La piattaforma insomma non ammette né nega la possibilità che succeda quando descritto da Vita.it. Ma implicitamente fa capire come il problema esista, tanto da aver implementato i controlli e immaginato nuove soluzioni tecnologiche.

«Glovo non permette che lo stesso account sia attivo contemporaneamente su più dispositivi mobili. Questa modalità circoscrive la possibilità che lo stesso account venga utilizzato da persone diverse dal “titolare”, opportunamente registrato sulla piattaforma», sottolineano aggiungendo che «l’account dei corrieri è strettamente personale e non cedibile a terzi. Glovo effettua periodicamente controlli sugli account attivi, per prevenire l’utilizzo improprio di un account da parte di terzi. Nel caso in cui, nel corso di una verifica, constatasse l’utilizzo improprio di un account da parte di terzi, Glovo procederebbe con l’immediata disattivazione dell’account».

Seppure l'azienda non entri nello specifico per spiegare in cosa consistano questi controlli periodici viene sottolineato come come sia consentito «a tutti i propri utenti (partner e clienti) di segnalare eventuali incongruenze tra l’identità del corriere e quella riportata nella foto del corriere sulla app, qualora non corrispondano». Una situazione, nell'eventualità si dovesse verificare, che però metterebbe gli utenti nella spiacevole condizione di dover decidere se denunciare o meno al datore di lavoro l'irregolarità.

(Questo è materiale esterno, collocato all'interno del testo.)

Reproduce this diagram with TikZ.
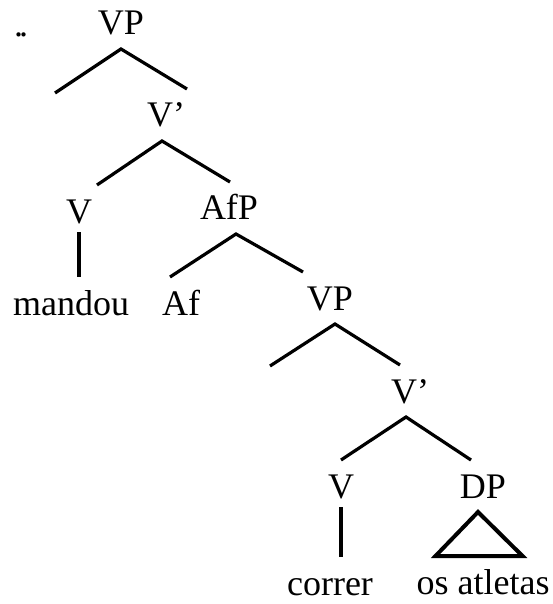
\documentclass[tikz,border=0pt]{standalone}
\usepackage{fontspec}
\setmainfont{Liberation Serif}

\begin{document}
\begin{tikzpicture}[x = 0.5pt, y = -0.5pt, line width = 1.6pt]
	\tikzstyle{catStyle} = [inner sep = 0pt, outer sep = 7pt, text height = 12pt, text depth = 0pt, anchor = base, font = \fontsize{18}{20}\selectfont]
	\tikzstyle{roofStyle} = [line width = 2pt, line join = miter]
	\useasboundingbox (0, 0) rectangle (552, 604);
	\node[catStyle, anchor = base west] (ex) at (0, 37) {.\kern-2pt.};
	\node[catStyle] (vp1) at (121, 35) {VP};
	\node[catStyle] (vbar1) at (166, 127) {V'};
	\node[catStyle] (v1) at (79, 223) {V};
	\node[catStyle] (afp) at (229, 220) {AfP};
	\node[catStyle] (man) at (71, 315) {mandou};
	\node[catStyle] (af) at (181, 315) {Af};
	\node[catStyle] (vp2) at (330, 310) {VP};
	\node[catStyle] (vbar2) at (410, 403) {V'};
	\node[catStyle] (v2) at (341, 498) {V};
	\node[catStyle] (dp) at (483, 498) {DP};
	\node[catStyle] (cor) at (330, 595) {correr};
	\node[catStyle] (atl) at (483, 594) {os atletas};
	\coordinate (spec1) at (55, 93);
	\coordinate (spec2) at (270, 366);
	\draw (spec1) -- (vp1.south) -- ([xshift = 10.5pt]vbar1.north);
	\draw ([xshift = 9pt]v1.north) -- ([xshift = -2pt]vbar1.south) -- ([xshift = 0.5pt]afp.north);
	\draw ([yshift = 2.5pt]v1.south) -- (v1.south |- man.north);
	\draw ([xshift = -5.5pt]af.north) -- ([xshift = 3.5pt]afp.south) -- ([xshift = -13.5pt]vp2.north);
	\draw (spec2) -- ([xshift = 2.5pt]vp2.south) -- ([xshift = -5pt]vbar2.north);
	\draw (v2.north) -- ([xshift = -2pt]vbar2.south) -- ([xshift = -6pt]dp.north);
	\draw ([yshift = 2.5pt]v2.south) -- (v2.south |- cor.north);
	\draw[roofStyle] ([xshift = -2.5pt]dp.south) -- ([xshift = -23.75pt]atl.north) -- ([xshift = 19.75pt]atl.north) -- cycle;
\end{tikzpicture}
\end{document}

Più convincente lo sguardo al futuro per cui «la società sta lavorando per inserire ulteriori procedure e tecnologie atte a migliorare il livello di accertamento del corretto utilizzo degli account da parte dei corrieri. Fra i vari strumenti in programma, Glovo sta lavorando per introdurre criteri di riconoscimento biometrici che permettano di associare – con certezza assoluta – i corrieri agli account attivi, sui dispositivi elettronici che supportano questo tipo di tecnologia».

In attesa di queste novità tecnologiche, in realtà già ampiamente utilizzate su tutti gli smartphone, però sembra di capire che le piattaforme siano piuttosto impotenti rispetto ad un fenomeno che, per la verità, non sta a loro governare. Se infatti di certo, come sottolineava il segretario regionale Filt Cgil Roma e Lazio, Alessandro Antonelli, la gig economy e i suoi attori sfruttano ampiamente buchi normativi, e il farlo può essere discutibile sul piano etico ma non è un illecito, di certo non sono le piattaforme di food delivery a dover garantire la legalità e la sicurezza.